> _Given material_:
---*---

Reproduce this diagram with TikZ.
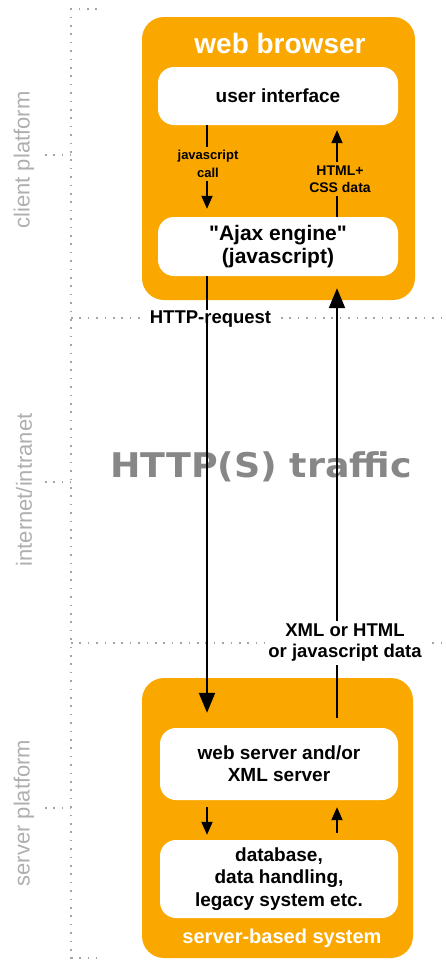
\documentclass[tikz,border=0pt]{standalone}
\usepackage{fontspec}
\setmainfont{Liberation Sans}
% same face without the TeX quote mapping, so " stays straight
\newfontfamily\plainsans{Liberation Sans}
\newfontfamily\widefont{DejaVu Sans}
\usetikzlibrary{arrows.meta}
\definecolor{ajaxorange}{RGB}{250,168,0}
\definecolor{dotgray}{RGB}{165,165,165}
\definecolor{sidegray}{RGB}{175,175,175}
\definecolor{trafficgray}{RGB}{135,135,135}
\newcommand{\fs}[1]{\fontsize{#1}{#1}\selectfont}

\begin{document}
\begin{tikzpicture}[x=1pt,y=-1pt,
  outerbox/.style={fill=ajaxorange, rounded corners=22pt, inner sep=0pt},
  innerbox/.style={fill=white, rounded corners=16pt, inner sep=0pt,
    align=center, font=\bfseries\fs{19}},
  dotline/.style={dotgray, line width=1.6pt, dash pattern=on 1.6pt off 6.8pt},
  sidelabel/.style={sidegray, rotate=90, font=\fs{22}},
  flow/.style={line width=2.2pt, -{Triangle[length=20pt,width=16pt]}},
  plainflow/.style={line width=2.2pt},
  smallflow/.style={line width=1.8pt, -{Triangle[length=13pt,width=11pt]}},
  smallline/.style={line width=1.8pt},
  smalllabel/.style={font=\bfseries\fs{13}, align=center, inner sep=3pt},
  flowlabel/.style={font=\bfseries\fs{18.5}, align=center, fill=white, inner sep=3pt}]
\useasboundingbox (0,0) rectangle (445,961);

% platform brackets on the left
\draw[dotline] (97,9) -- (71,9) -- (71,961);
\draw[dotline] (71,958) -- (97,958);
\draw[dotline] (45,155) -- (71,155);
\draw[dotline] (45,482) -- (71,482);
\draw[dotline] (45,808) -- (71,808);
\draw[dotline] (71,318) -- (445,318);
\draw[dotline] (71,643) -- (445,643);

\node[sidelabel] (client) at (24,160) {client platform};
\node[sidelabel] (inet) at (24,490) {internet/intranet};
\node[sidelabel] (server) at (24,813) {server platform};

% client side
\node[outerbox, minimum width=273pt, minimum height=283pt] (browser) at (278.5,158.5) {};
\node[white, font=\bfseries\fs{28}] (browsertitle) at (280,43) {web browser};
\node[innerbox, minimum width=240pt, minimum height=58pt] (ui) at (278,96) {user interface};
\node[innerbox, minimum width=240pt, minimum height=59pt, font=\plainsans\bfseries\fs{21}] (ajax) at (278,246.5)
  {"Ajax engine"\\[2pt](javascript)};

% server side
\node[outerbox, minimum width=271pt, minimum height=280pt] (serverbox) at (277.5,818) {};
\node[innerbox, minimum width=238pt, minimum height=72pt] (websrv) at (279,764)
  {web server and/or\\[3pt]XML server};
\node[innerbox, minimum width=238pt, minimum height=78pt] (db) at (279,879)
  {database,\\[3.5pt]data handling,\\[3.5pt]legacy system etc.};
\node[white, font=\bfseries\fs{20}] (srvtitle) at (282,938) {server-based system};

% traffic label
\node[trafficgray, font=\widefont\bfseries\fs{34}, xscale=1.07] (traffic) at (261,467) {HTTP(S) traffic};

% columns of the connectors
\coordinate (down) at (207,0);
\coordinate (up) at (337,0);

% inside the browser
\node[smalllabel] (jscall) at (208,164) {javascript\\[5pt]call};
\draw[smallline] (ui.south -| down) -- (jscall.north -| down);
\draw[smallflow, shorten >=8pt] (jscall.south -| down) -- (ajax.north -| down);

\node[smalllabel, font=\bfseries\fs{14}] (htmlcss) at (340,179) {HTML+\\[3pt]CSS data};
\draw[smallline] (ajax.north -| up) -- (htmlcss.south -| up);
\draw[smallflow, shorten >=5pt] (htmlcss.north -| up) -- (ui.south -| up);

% across the network
\node[flowlabel] (request) at (210.5,319) {HTTP-request};
\draw[plainflow] (ajax.south -| down) -- ([yshift=-2pt]request.north -| down);
\draw[flow, shorten >=15pt] ([yshift=10pt]request.south -| down) -- (websrv.north -| down);

\node[flowlabel] (response) at (345,643) {XML or HTML\\[2.5pt]or javascript data};
\draw[plainflow, shorten <=10pt] (websrv.north -| up) -- (response.south -| up);
\draw[flow, shorten >=12pt] (response.north -| up) -- (ajax.south -| up);

% inside the server
\draw[smallflow, shorten <=7pt, shorten >=5pt] (websrv.south -| down) -- (db.north -| down);
\draw[smallflow, shorten <=7pt, shorten >=7pt] (db.north -| up) -- (websrv.south -| up);
\end{tikzpicture}
\end{document}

---*---

Write out nothing but the lines from the start of the data through the line with "(0,0) rectangle (445,961);". Leave out the pictures.

> _Written reply_:
Reproduce this diagram with TikZ.
\documentclass[tikz,border=0pt]{standalone}
\usepackage{fontspec}
\setmainfont{Liberation Sans}
% same face without the TeX quote mapping, so " stays straight
\newfontfamily\plainsans{Liberation Sans}
\newfontfamily\widefont{DejaVu Sans}
\usetikzlibrary{arrows.meta}
\definecolor{ajaxorange}{RGB}{250,168,0}
\definecolor{dotgray}{RGB}{165,165,165}
\definecolor{sidegray}{RGB}{175,175,175}
\definecolor{trafficgray}{RGB}{135,135,135}
\newcommand{\fs}[1]{\fontsize{#1}{#1}\selectfont}

\begin{document}
\begin{tikzpicture}[x=1pt,y=-1pt,
  outerbox/.style={fill=ajaxorange, rounded corners=22pt, inner sep=0pt},
  innerbox/.style={fill=white, rounded corners=16pt, inner sep=0pt,
    align=center, font=\bfseries\fs{19}},
  dotline/.style={dotgray, line width=1.6pt, dash pattern=on 1.6pt off 6.8pt},
  sidelabel/.style={sidegray, rotate=90, font=\fs{22}},
  flow/.style={line width=2.2pt, -{Triangle[length=20pt,width=16pt]}},
  plainflow/.style={line width=2.2pt},
  smallflow/.style={line width=1.8pt, -{Triangle[length=13pt,width=11pt]}},
  smallline/.style={line width=1.8pt},
  smalllabel/.style={font=\bfseries\fs{13}, align=center, inner sep=3pt},
  flowlabel/.style={font=\bfseries\fs{18.5}, align=center, fill=white, inner sep=3pt}]
\useasboundingbox (0,0) rectangle (445,961);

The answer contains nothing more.